LEXINGTON, Ky. (LEX 18) — This past Monday, kindergarteners, first-graders and second-graders in Fayette County School District were given the opportunity to return to in-person learning.
Shortly after, officials released a list of when other graders will be able to return to their buildings.
Starting on March 3, grades 3-5 will return followed by grades 6,9, and 12 on March 8. Lastly on March 15, 7-11 grades will return.
This doesn't include kids who are part of some special programs.
Students who attend Eastside Technical, Locust Trace AgriScience, and Southside Technical centers will report to their home high schools for the entire day.
Fayette County Public Schools says they hope to have an announcement out before March 15, but currently, students who attend these schools will continue to learn virtually: Carter G. Woodson Academy, Family Care Center, Martin Luther King Academy, Opportunity Middle College, STEAM Academy, Success Academy, The Learning Center, and The Stables.
Shannon Helton is a mother of a 10th grader who attends STEAM Academy. She says not having a start date for her son to participate in in-person learning has been a difficult pill to swallow.
"I was really happy to hear we finally had confirmed dates for almost all the students, almost 95 percent of them.

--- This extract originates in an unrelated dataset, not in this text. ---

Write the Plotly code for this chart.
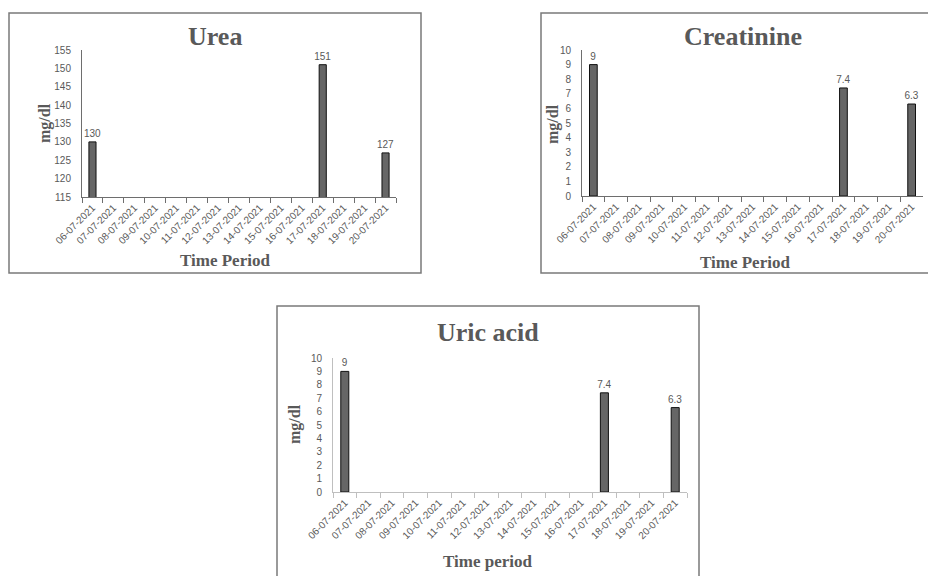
import plotly.graph_objects as go

dates = ["06-07-2021", "07-07-2021", "08-07-2021", "09-07-2021", "10-07-2021",
         "11-07-2021", "12-07-2021", "13-07-2021", "14-07-2021", "15-07-2021",
         "16-07-2021", "17-07-2021", "18-07-2021", "19-07-2021", "20-07-2021"]
urea = [130, None, None, None, None, None, None, None, None, None, None, 151, None, None, 127]
creatinine = [9, None, None, None, None, None, None, None, None, None, None, 7.4, None, None, 6.3]
uric_acid = [9, None, None, None, None, None, None, None, None, None, None, 7.4, None, None, 6.3]

W, H = 936, 576
OFF = 8  # page body margin
GRAY = "#595959"
SERIF = "Liberation Serif, Times New Roman, serif"
SANS = "Liberation Sans, Arial, sans-serif"


def px(x):
    return (x - OFF) / W


def py(y):
    return 1 - (y - OFF) / H


def labels(vals):
    return ["" if v is None else (str(v)) for v in vals]


fig = go.Figure()
panels = [
    ("x", "y", urea),
    ("x2", "y2", creatinine),
    ("x3", "y3", uric_acid),
]
for xa, ya, vals in panels:
    fig.add_trace(go.Bar(
        x=dates, y=vals, xaxis=xa, yaxis=ya, width=0.34,
        marker=dict(color="#666666", line=dict(color="#111111", width=1)),
        text=labels(vals), textposition="outside", cliponaxis=False,
        constraintext="none",
        textfont=dict(family=SANS, size=10, color=GRAY),
        showlegend=False, hoverinfo="x+y",
    ))

# plot-area geometry (pixels in the screenshot)
areas = {
    "": (82, 396, 50, 197, "#6e6e6e", [115, 155], 5),
    "2": (582, 923, 50, 196, "#6e6e6e", [0, 10], 1),
    "3": (333, 687, 358, 492, "#bfbfbf", [0, 10], 1),
}
layout = {}
for k, (x0, x1, y0, y1, acol, rng, dt) in areas.items():
    layout["xaxis" + k] = dict(
        domain=[px(x0), px(x1)], anchor="y" + k, type="category",
        tickson="boundaries", ticks="outside", ticklen=5, tickcolor=acol,
        showline=True, linecolor=acol, linewidth=1, showgrid=False,
        tickangle=-45, tickfont=dict(family=SANS, size=10, color=GRAY),
        range=[-0.5, 14.5], zeroline=False, automargin=False,
    )
    layout["yaxis" + k] = dict(
        domain=[py(y1), py(y0)], anchor="x" + k, range=rng, dtick=dt,
        showline=True, linecolor=acol, linewidth=1, showgrid=False,
        zeroline=False, ticks="", ticklabelstandoff=8, automargin=False,
        tickfont=dict(family=SANS, size=10, color=GRAY),
    )

shapes = []
for (bx0, by0, bx1, by1) in [(9, 13, 421, 273), (541, 13, 935, 273), (277, 306, 699, 590)]:
    shapes.append(dict(type="rect", xref="paper", yref="paper",
                       x0=px(bx0), x1=px(bx1), y0=py(by1), y1=py(by0),
                       line=dict(color="#7a7a7a", width=1.5), fillcolor="rgba(0,0,0,0)"))

annotations = []
titles = [(215, 37, "Urea"), (743, 37, "Creatinine"), (488, 332, "Uric acid")]
for x, y, t in titles:
    annotations.append(dict(x=px(x), y=py(y), xref="paper", yref="paper", text="<b>%s</b>" % t,
                            showarrow=False, xanchor="center", yanchor="middle",
                            font=dict(family=SERIF, size=26, color=GRAY)))
xtitles = [(225, 260, "Time Period"), (745, 262, "Time Period"), (488, 561, "Time period")]
for x, y, t in xtitles:
    annotations.append(dict(x=px(x), y=py(y), xref="paper", yref="paper", text="<b>%s</b>" % t,
                            showarrow=False, xanchor="center", yanchor="middle",
                            font=dict(family=SERIF, size=17, color=GRAY)))
ytitles = [(45, 123), (553, 124), (295, 424)]
for x, y in ytitles:
    annotations.append(dict(x=px(x), y=py(y), xref="paper", yref="paper", text="<b>mg/dl</b>",
                            showarrow=False, xanchor="center", yanchor="middle", textangle=-90,
                            font=dict(family=SERIF, size=16, color=GRAY)))

fig.update_layout(
    width=W, height=H, margin=dict(l=0, r=0, t=0, b=0, pad=0, autoexpand=False),
    paper_bgcolor="white", plot_bgcolor="white",
    shapes=shapes, annotations=annotations, **layout,
)
fig.write_html("out.html")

They were very soon, March 15 was the latest date, but it was like a gut punch to hear that special programs were not included, and they are still up in the air," says Helton.
Myron Thompson, Chief Operating Officer for Fayette County Public Schools says they are working on getting these kids to in-person learning but it's challenging because they are bused from all around the district. They currently have a shortage of about 50 bus drivers making the transportation issue that much more challenging.
"It takes our routing department a minimum of two weeks to plot all of that out and due to our shortage, some of those folks whose job it may be to route may be behind the wheel driving. So, it's sort of a compounding issue that if they are having to do that then they can't build the routes so it's a very complex problem to address," says Thompson.